DESCRIPTION OF THE TASK: Extract all lines from the data beneath that include the word "chart".

DATA LINES:
>> begin
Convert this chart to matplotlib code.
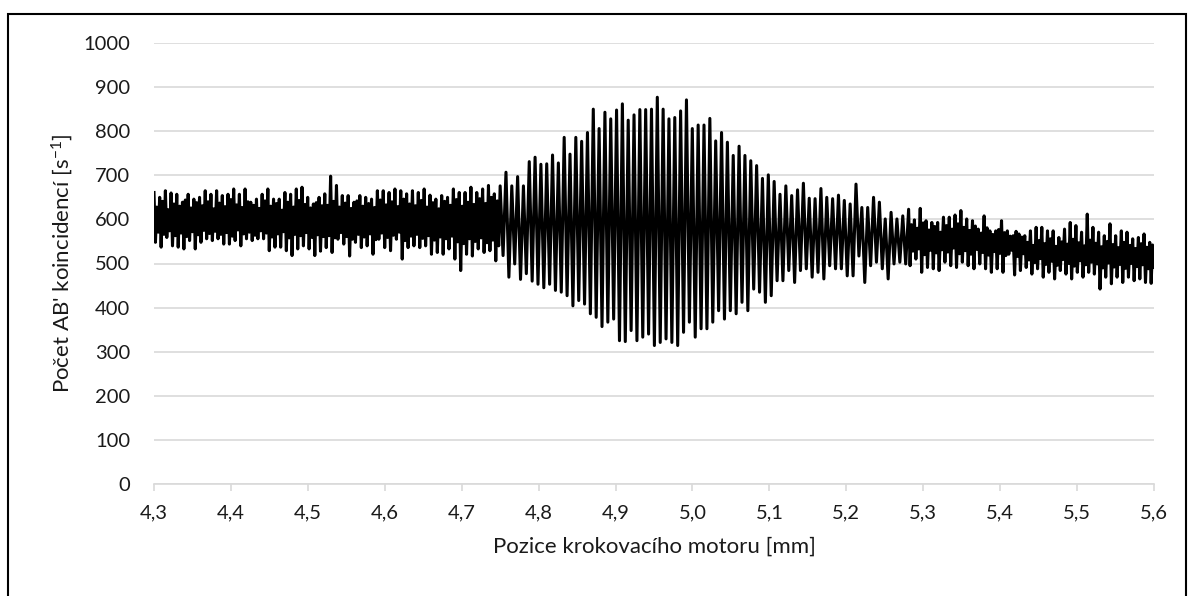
import numpy as np
import matplotlib.pyplot as plt
from matplotlib.patches import Rectangle

plt.rcParams['font.family'] = ['Lato', 'DejaVu Sans']
plt.rcParams['mathtext.fontset'] = 'custom'
plt.rcParams['mathtext.rm'] = 'Lato'
plt.rcParams['mathtext.default'] = 'regular'

# local maxima / minima of the coincidence rate (s^-1), read left to right,
# one list pair per stretch of the scan; the noisy wings are sampled denser
peaks_a = [661, 628, 650, 641, 665, 622, 660, 635, 657, 630, 639, 644, 657, 626, 646, 638,
           650, 631, 665, 640, 657, 624, 665, 637, 654, 629, 657, 645, 669, 633, 657, 627,
           669, 640, 639, 632, 646, 625, 657, 642, 669, 630, 646, 636, 646, 621, 661, 639,
           657, 628, 669, 643, 673, 634, 650, 626, 635, 638, 650, 631]
troughs_a = [548, 571, 537, 566, 559, 574, 540, 563, 537, 569, 533, 561, 552, 572, 533, 565,
             548, 575, 556, 568, 552, 573, 556, 566, 544, 570, 544, 562, 552, 576, 540, 567,
             556, 571, 552, 564, 556, 574, 556, 569, 529, 560, 537, 567, 537, 572, 529, 558,
             518, 566, 533, 563, 540, 570, 533, 559, 518, 565, 528, 561]

peaks_b = [658, 632, 698, 641, 677, 628, 654, 637, 654, 625, 639, 642, 654, 630, 650, 636,
           646, 627, 665, 644, 665, 633, 661, 640, 669, 629, 665, 646, 658, 635, 665, 631,
           661, 643, 669, 628, 655, 638, 646, 624, 654, 641, 650, 632, 669, 645, 661, 630,
           661, 639, 673, 634, 661, 647, 669, 636, 677, 650, 658, 642]
troughs_b = [536, 563, 525, 558, 555, 570, 544, 561, 517, 555, 548, 566, 536, 560, 540, 567,
             521, 554, 555, 569, 536, 559, 529, 564, 555, 571, 510, 552, 536, 562, 540, 566,
             536, 557, 540, 563, 521, 553, 525, 560, 521, 556, 533, 562, 510, 549, 484, 545,
             521, 556, 517, 550, 533, 558, 525, 547, 529, 553, 506, 540]

peaks_c = [676, 707, 676, 697, 676, 731, 741, 725, 726, 746, 728, 786, 748, 786, 777,
           797, 850, 806, 843, 828, 848, 862, 825, 837, 849, 849, 850, 877, 850, 828]
troughs_c = [518, 469, 499, 464, 477, 460, 453, 445, 453, 439, 435, 427, 404, 416, 408,
             386, 378, 357, 367, 374, 325, 323, 348, 325, 333, 340, 314, 321, 329, 321]

peaks_d = [831, 846, 871, 806, 814, 814, 829, 778, 797, 775, 745, 766, 745, 733, 722,
           693, 701, 686, 657, 676, 654, 667, 682, 648, 647, 670, 650, 647, 655, 643]
troughs_d = [314, 344, 367, 333, 352, 352, 367, 393, 374, 393, 386, 412, 393, 442, 435,
             412, 427, 461, 461, 484, 457, 484, 488, 469, 480, 465, 495, 488, 488, 472]

peaks_e = [635, 680, 627, 627, 650, 639, 601, 616, 601, 608]
troughs_e = [472, 517, 457, 495, 503, 488, 465, 499, 503, 499]

peaks_g = [623, 588, 599, 580, 625, 592, 597, 576, 593, 584, 593, 571, 605, 586, 605, 578,
           610, 590, 620, 582, 601, 575, 597, 585, 578, 569, 608, 581, 574, 566, 574, 577,
           597, 570, 574, 562, 563, 573, 567, 560]
troughs_g = [495, 528, 510, 533, 480, 520, 491, 530, 488, 524, 484, 531, 503, 526, 495, 535,
             491, 522, 503, 529, 495, 521, 488, 532, 499, 525, 488, 519, 480, 527, 488, 523,
             480, 518, 521, 530, 474, 516, 484, 522]

peaks_f = [563, 548, 574, 541, 582, 552, 582, 545, 574, 556, 574, 539, 559, 549, 578, 544,
           593, 555, 586, 547, 571, 540, 612, 553, 582, 546, 571, 538, 563, 550, 590, 543,
           563, 536, 574, 548, 571, 541, 556, 534, 559, 545, 567, 537, 548, 542]
troughs_f = [491, 508, 476, 502, 488, 511, 469, 498, 480, 505, 465, 496, 484, 509, 476, 500,
             465, 494, 480, 506, 469, 497, 480, 503, 476, 499, 442, 490, 469, 501, 454, 492,
             469, 498, 457, 489, 469, 500, 461, 493, 465, 497, 457, 488, 455, 491]

# motor position (mm) where each stretch starts / the scan ends
seg_edges = [4.300, 4.522, 4.750, 4.977, 5.205, 5.281, 5.432, 5.600]

xtick_vals = [4.3, 4.4, 4.5, 4.6, 4.7, 4.8, 4.9, 5.0, 5.1, 5.2, 5.3, 5.4, 5.5, 5.6]
xtick_labels = ['4,3', '4,4', '4,5', '4,6', '4,7', '4,8', '4,9', '5,0', '5,1', '5,2',
                '5,3', '5,4', '5,5', '5,6']
ytick_vals = [0, 100, 200, 300, 400, 500, 600, 700, 800, 900, 1000]

segments = [(peaks_a, troughs_a), (peaks_b, troughs_b), (peaks_c, troughs_c),
            (peaks_d, troughs_d), (peaks_e, troughs_e), (peaks_g, troughs_g),
            (peaks_f, troughs_f)]
pos, rate = [], []
for i, (p, t) in enumerate(segments):
    vals = np.column_stack([p, t]).ravel()
    last = i == len(segments) - 1
    pos.append(np.linspace(seg_edges[i], seg_edges[i + 1], len(vals), endpoint=last))
    rate.append(vals)
pos = np.concatenate(pos)
rate = np.concatenate(rate)

fig = plt.figure(figsize=(11.88, 5.96), dpi=100)
ax = fig.add_axes([154 / 1188, 1 - 484 / 596, 1000 / 1188, 441 / 596])

ax.plot(pos, rate, color='black', lw=2.2, solid_joinstyle='round', zorder=3)

ax.set_xlim(4.3, 5.6)
ax.set_ylim(0, 1000)
ax.set_xticks(xtick_vals)
ax.set_xticklabels(xtick_labels)
ax.set_yticks(ytick_vals)
ax.grid(True, axis='y', color='#d9d9d9', lw=1.2)
ax.set_axisbelow(True)
for side in ['left', 'right', 'top']:
    ax.spines[side].set_visible(False)
ax.spines['bottom'].set_color('#d9d9d9')
ax.spines['bottom'].set_linewidth(1.2)
ax.tick_params(axis='x', direction='out', length=5, color='#d9d9d9', width=1.2,
               labelsize=14.5, pad=10, labelcolor='#1a1a1a')
ax.tick_params(axis='y', length=0, labelsize=14.5, pad=17, labelcolor='#1a1a1a')

ax.set_xlabel('Pozice krokovacího motoru [mm]', fontsize=16, labelpad=11, color='#1a1a1a')
ax.set_ylabel("Počet AB' koincidencí [s$^{-1}$]", fontsize=16, labelpad=6, color='#1a1a1a')

fig.patches.append(Rectangle((8 / 1188, -0.02), 1178 / 1188, 1.02 - 14 / 596,
                             transform=fig.transFigure, fill=False, edgecolor='black', lw=1.5))

plt.savefig('out.png', dpi=100)
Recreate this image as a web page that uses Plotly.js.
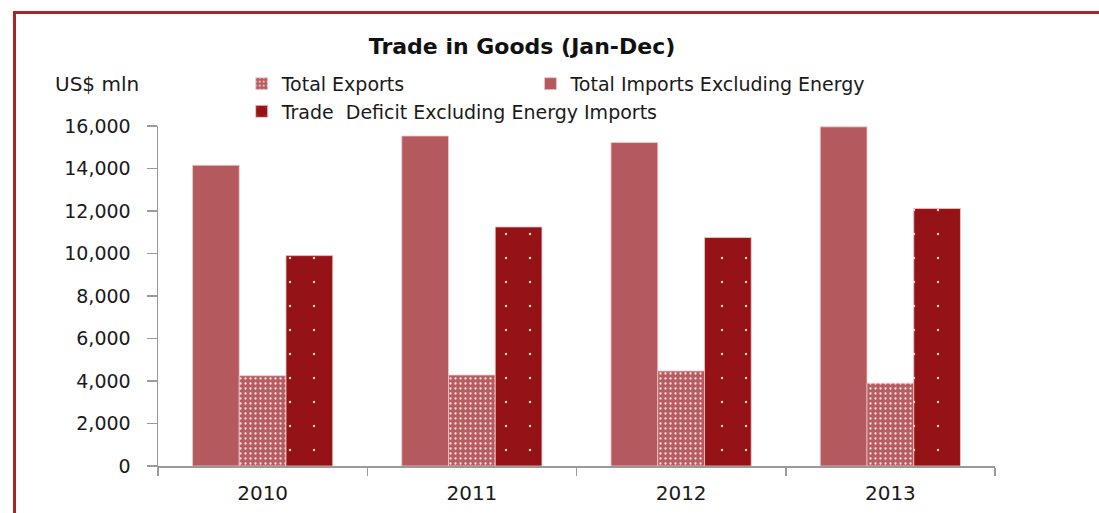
<!DOCTYPE html>
<html>
<head>
<meta charset="utf-8">
<script src="https://cdn.plot.ly/plotly-3.0.1.min.js"></script>
<style>
  html, body { margin: 0; padding: 0; background: #ffffff; }
  #wrap { position: relative; width: 1099px; height: 513px; overflow: hidden; }
  #chart { width: 1099px; height: 513px; }
  /* dark red frame along the top and left edges */
  #frame {
    position: absolute; left: 13px; top: 11px; width: 1200px; height: 600px;
    border-top: 3px solid #A2262B; border-left: 3px solid #A2262B;
    pointer-events: none;
  }
</style>
</head>
<body>
<div id="wrap">
  <div id="chart"></div>
  <div id="frame"></div>
</div>
<script>
// Trade in goods, January-December, US$ million
const years = ['2010', '2011', '2012', '2013'];
const totalImportsExEnergy = [14150, 15530, 15220, 15960];
const totalExports = [4250, 4280, 4470, 3900];
const tradeDeficitExEnergy = [9900, 11250, 10750, 12120];

const yTickValues = [0, 2000, 4000, 6000, 8000, 10000, 12000, 14000, 16000];

const importColor = '#B45A5E';
const exportColor = '#B75C60';
const deficitColor = '#951317';

const edge = { color: 'rgba(240,200,200,0.8)', width: 1 };

const traces = [
  {
    type: 'bar', name: 'Total Imports Excluding Energy',
    x: years, y: totalImportsExEnergy, legend: 'legend2',
    marker: { color: importColor, line: edge }
  },
  {
    type: 'bar', name: 'Total Exports',
    x: years, y: totalExports, legend: 'legend', legendrank: 1,
    marker: {
      color: exportColor, line: edge,
      pattern: { shape: '.', size: 5, solidity: 0.16, fgcolor: '#ffffff', bgcolor: exportColor, fgopacity: 0.85 }
    }
  },
  {
    type: 'bar', name: 'Trade  Deficit Excluding Energy Imports',
    x: years, y: tradeDeficitExEnergy, legend: 'legend', legendrank: 2,
    marker: {
      color: deficitColor, line: edge,
      pattern: { shape: '.', size: 24, solidity: 0.008, fgcolor: '#f4d0d0', bgcolor: deficitColor, fgopacity: 1 }
    }
  }
];

const textColor = '#1a1a1a';
const legendFont = { family: 'DejaVu Sans, sans-serif', size: 19, color: textColor };

const layout = {
  width: 1099, height: 513,
  margin: { l: 158, r: 104, t: 126, b: 47, pad: 0 },
  paper_bgcolor: '#ffffff', plot_bgcolor: '#ffffff',
  barmode: 'group', bargap: 0.33, bargroupgap: 0,
  showlegend: true,
  title: {
    text: '<b>Trade in Goods (Jan-Dec)</b>',
    x: 0.475, xanchor: 'center', y: 0.909, yanchor: 'middle',
    font: { family: 'DejaVu Sans, sans-serif', size: 22, color: '#111111' }
  },
  legend: {
    orientation: 'v', x: 0.1, xanchor: 'left', y: 1.18, yanchor: 'top',
    itemwidth: 30, traceorder: 'normal', tracegroupgap: 0,
    font: legendFont, bgcolor: 'rgba(0,0,0,0)'
  },
  legend2: {
    orientation: 'v', x: 0.445, xanchor: 'left', y: 1.18, yanchor: 'top',
    itemwidth: 30, tracegroupgap: 0,
    font: legendFont, bgcolor: 'rgba(0,0,0,0)'
  },
  xaxis: {
    type: 'category',
    showline: true, linecolor: '#9a9a9a', linewidth: 1.5,
    ticks: 'outside', tickson: 'boundaries', ticklen: 8, tickcolor: '#9a9a9a', tickwidth: 1.5,
    showgrid: false, zeroline: false,
    tickfont: { family: 'DejaVu Sans, sans-serif', size: 20, color: textColor },
    ticklabelstandoff: 8
  },
  yaxis: {
    range: [0, 16000],
    tickvals: yTickValues,
    tickformat: ',d',
    showline: true, linecolor: '#9a9a9a', linewidth: 1.5,
    ticks: 'outside', ticklen: 10, tickcolor: '#9a9a9a', tickwidth: 1.5,
    showgrid: false, zeroline: false,
    tickfont: { family: 'DejaVu Sans, sans-serif', size: 19, color: textColor },
    ticklabelstandoff: 12
  },
  annotations: [
    {
      text: 'US$ mln', xref: 'paper', yref: 'paper',
      x: -0.125, y: 1.125, xanchor: 'left', yanchor: 'middle', showarrow: false,
      font: { family: 'DejaVu Sans, sans-serif', size: 20, color: textColor }
    }
  ]
};

Plotly.newPlot('chart', traces, layout, { displayModeBar: false, staticPlot: true });
</script>
</body>
</html>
>> end
TASK OUTPUT:
Convert this chart to matplotlib code.
  #chart { width: 1099px; height: 513px; }
  <div id="chart"></div>
Plotly.newPlot('chart', traces, layout, { displayModeBar: false, staticPlot: true });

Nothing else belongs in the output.